The year-to-year difference in the bias is staggering. The CFTC report from October 13, 2006, showed speculative longs holding about 159-million bbl worth of crude, but speculative shorts were at nearly the exact same number. The net long position of a year ago was just 301,000 bbl. Hence, the big speculators have a net bet on higher prices that is about 230 times the net bet from one year ago.
The thing about speculators is that they can push the price down as quickly as they pushed it up.
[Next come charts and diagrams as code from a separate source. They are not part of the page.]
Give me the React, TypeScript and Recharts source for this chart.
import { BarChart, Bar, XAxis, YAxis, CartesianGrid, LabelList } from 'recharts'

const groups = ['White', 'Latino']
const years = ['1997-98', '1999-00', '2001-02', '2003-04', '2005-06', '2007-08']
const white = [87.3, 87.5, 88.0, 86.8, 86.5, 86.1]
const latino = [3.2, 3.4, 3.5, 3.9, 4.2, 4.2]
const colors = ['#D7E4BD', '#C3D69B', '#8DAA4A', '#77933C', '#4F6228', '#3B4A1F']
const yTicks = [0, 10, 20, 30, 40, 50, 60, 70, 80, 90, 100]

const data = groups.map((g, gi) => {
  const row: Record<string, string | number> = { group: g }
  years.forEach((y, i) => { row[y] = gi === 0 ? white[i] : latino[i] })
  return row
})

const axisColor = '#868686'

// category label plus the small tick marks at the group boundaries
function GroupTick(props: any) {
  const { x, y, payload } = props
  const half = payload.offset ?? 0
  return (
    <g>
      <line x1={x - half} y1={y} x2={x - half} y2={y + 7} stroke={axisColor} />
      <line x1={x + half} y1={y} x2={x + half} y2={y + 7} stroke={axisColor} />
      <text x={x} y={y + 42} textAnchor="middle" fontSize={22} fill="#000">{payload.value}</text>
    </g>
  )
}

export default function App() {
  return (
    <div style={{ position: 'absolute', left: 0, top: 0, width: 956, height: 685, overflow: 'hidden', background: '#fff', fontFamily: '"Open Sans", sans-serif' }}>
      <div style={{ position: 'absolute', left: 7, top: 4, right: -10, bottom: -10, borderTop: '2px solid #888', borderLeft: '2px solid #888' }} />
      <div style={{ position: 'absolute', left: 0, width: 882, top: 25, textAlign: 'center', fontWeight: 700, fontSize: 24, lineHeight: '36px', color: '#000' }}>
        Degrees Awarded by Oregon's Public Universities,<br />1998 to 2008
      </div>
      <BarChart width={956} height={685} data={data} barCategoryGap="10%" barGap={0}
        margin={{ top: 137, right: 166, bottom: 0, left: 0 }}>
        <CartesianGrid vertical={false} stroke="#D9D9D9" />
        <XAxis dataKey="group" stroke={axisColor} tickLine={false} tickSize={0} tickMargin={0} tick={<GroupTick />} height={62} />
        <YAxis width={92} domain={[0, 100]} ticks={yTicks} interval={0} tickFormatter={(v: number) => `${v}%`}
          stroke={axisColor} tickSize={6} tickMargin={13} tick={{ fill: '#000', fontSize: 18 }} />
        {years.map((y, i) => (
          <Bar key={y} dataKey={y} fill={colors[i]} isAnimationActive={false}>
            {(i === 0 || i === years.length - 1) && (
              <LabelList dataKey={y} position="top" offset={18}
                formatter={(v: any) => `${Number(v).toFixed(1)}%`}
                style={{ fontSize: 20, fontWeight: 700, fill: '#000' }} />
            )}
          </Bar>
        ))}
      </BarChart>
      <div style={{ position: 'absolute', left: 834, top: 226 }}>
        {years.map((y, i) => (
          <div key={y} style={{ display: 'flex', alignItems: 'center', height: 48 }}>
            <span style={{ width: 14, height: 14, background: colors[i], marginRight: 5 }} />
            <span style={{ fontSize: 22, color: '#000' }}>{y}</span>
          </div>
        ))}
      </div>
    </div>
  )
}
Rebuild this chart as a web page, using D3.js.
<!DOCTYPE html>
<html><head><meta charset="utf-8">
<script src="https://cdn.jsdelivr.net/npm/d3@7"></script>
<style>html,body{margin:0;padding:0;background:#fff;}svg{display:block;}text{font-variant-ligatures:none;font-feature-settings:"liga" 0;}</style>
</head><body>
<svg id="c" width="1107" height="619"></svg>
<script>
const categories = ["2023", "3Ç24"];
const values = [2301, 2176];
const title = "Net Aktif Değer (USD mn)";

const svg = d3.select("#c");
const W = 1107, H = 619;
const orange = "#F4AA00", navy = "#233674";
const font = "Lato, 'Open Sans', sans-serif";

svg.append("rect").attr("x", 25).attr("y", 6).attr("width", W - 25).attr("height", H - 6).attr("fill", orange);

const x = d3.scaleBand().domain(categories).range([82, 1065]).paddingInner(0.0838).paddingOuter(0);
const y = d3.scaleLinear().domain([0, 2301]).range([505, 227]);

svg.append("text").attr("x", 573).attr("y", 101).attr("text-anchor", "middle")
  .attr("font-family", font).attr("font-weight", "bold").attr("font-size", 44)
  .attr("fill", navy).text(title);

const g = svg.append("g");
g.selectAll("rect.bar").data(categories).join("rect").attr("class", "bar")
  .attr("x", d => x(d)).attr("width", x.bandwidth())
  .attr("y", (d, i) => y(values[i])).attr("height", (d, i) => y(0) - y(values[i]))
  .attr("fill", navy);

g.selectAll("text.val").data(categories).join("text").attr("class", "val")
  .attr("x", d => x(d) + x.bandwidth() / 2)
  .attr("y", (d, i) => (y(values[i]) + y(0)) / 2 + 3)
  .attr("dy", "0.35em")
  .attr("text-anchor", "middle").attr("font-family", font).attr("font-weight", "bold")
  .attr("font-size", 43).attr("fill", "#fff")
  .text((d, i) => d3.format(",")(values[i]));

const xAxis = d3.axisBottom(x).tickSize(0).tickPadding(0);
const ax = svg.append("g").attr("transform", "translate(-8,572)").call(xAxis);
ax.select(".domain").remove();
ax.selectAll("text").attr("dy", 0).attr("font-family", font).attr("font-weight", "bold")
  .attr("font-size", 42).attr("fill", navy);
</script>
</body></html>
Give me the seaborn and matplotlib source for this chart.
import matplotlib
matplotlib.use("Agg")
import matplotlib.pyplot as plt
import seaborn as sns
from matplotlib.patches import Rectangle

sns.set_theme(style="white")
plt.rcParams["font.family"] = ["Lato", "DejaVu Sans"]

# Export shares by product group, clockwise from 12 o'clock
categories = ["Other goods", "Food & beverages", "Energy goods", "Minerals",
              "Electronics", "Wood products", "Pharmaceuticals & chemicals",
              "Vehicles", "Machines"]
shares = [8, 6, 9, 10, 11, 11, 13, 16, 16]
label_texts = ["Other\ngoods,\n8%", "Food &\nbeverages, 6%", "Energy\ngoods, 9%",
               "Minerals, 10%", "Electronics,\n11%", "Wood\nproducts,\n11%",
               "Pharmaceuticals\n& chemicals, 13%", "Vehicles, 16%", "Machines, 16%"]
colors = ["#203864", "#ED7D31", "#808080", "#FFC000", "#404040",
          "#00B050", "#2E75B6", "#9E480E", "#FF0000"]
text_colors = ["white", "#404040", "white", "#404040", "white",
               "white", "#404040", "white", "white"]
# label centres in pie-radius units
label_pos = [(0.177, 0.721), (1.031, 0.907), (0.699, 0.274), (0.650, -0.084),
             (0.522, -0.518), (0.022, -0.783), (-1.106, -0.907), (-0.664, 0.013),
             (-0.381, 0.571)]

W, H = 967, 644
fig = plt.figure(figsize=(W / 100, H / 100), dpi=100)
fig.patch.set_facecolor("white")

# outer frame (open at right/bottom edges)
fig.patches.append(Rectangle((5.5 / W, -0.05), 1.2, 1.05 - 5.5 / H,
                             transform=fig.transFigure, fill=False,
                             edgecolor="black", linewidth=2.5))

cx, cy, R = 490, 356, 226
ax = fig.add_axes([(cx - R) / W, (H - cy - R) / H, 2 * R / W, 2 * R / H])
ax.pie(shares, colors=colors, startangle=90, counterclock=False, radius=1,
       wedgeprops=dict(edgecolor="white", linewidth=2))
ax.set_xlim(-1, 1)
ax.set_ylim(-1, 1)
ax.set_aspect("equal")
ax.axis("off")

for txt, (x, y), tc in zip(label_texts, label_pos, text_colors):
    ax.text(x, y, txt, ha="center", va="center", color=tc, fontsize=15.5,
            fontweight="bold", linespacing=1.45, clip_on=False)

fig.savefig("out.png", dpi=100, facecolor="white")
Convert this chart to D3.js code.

They greatly increase the volatility of oil prices.
Here’s a story from Reuters that captures my sentiments pretty well:
NEW YORK (Reuters) – U.S. oil may hit a near-term ceiling soon as market fundamentals should not support prices much higher than the current record $85 a barrel levels, the director of Terra Verte Trading LP said on Monday.
“I’m thinking that $86 or $87 is pretty close to the top with the information we have right now,” said Andy Weathers of the Houston-based fund.
U.S. crude oil futures touched a record high $85.30 on Monday as part of a surge that has added nearly $15 to prices since late August.
Concerns about potential supply shortfalls this winter and the weaker U.S. dollar have helped fuel the rally, while worries over mounting tensions between Turkey and northern Iraq have added geopolitical concerns over the past week.
But Weathers said supply and demand levels do not support a rise much further and a top may be close if geopolitical concerns subside.
“To me, it appears that if we can digest this, the market should sell back off,” he said in a telephone interview.
“I think it is a little overpriced right here.”
Don’t get me wrong. I think long-term, we will see oil prices continue to climb. I just think prices have gotten ahead of themselves at the moment, and is very likely going to back off from these levels for a little while.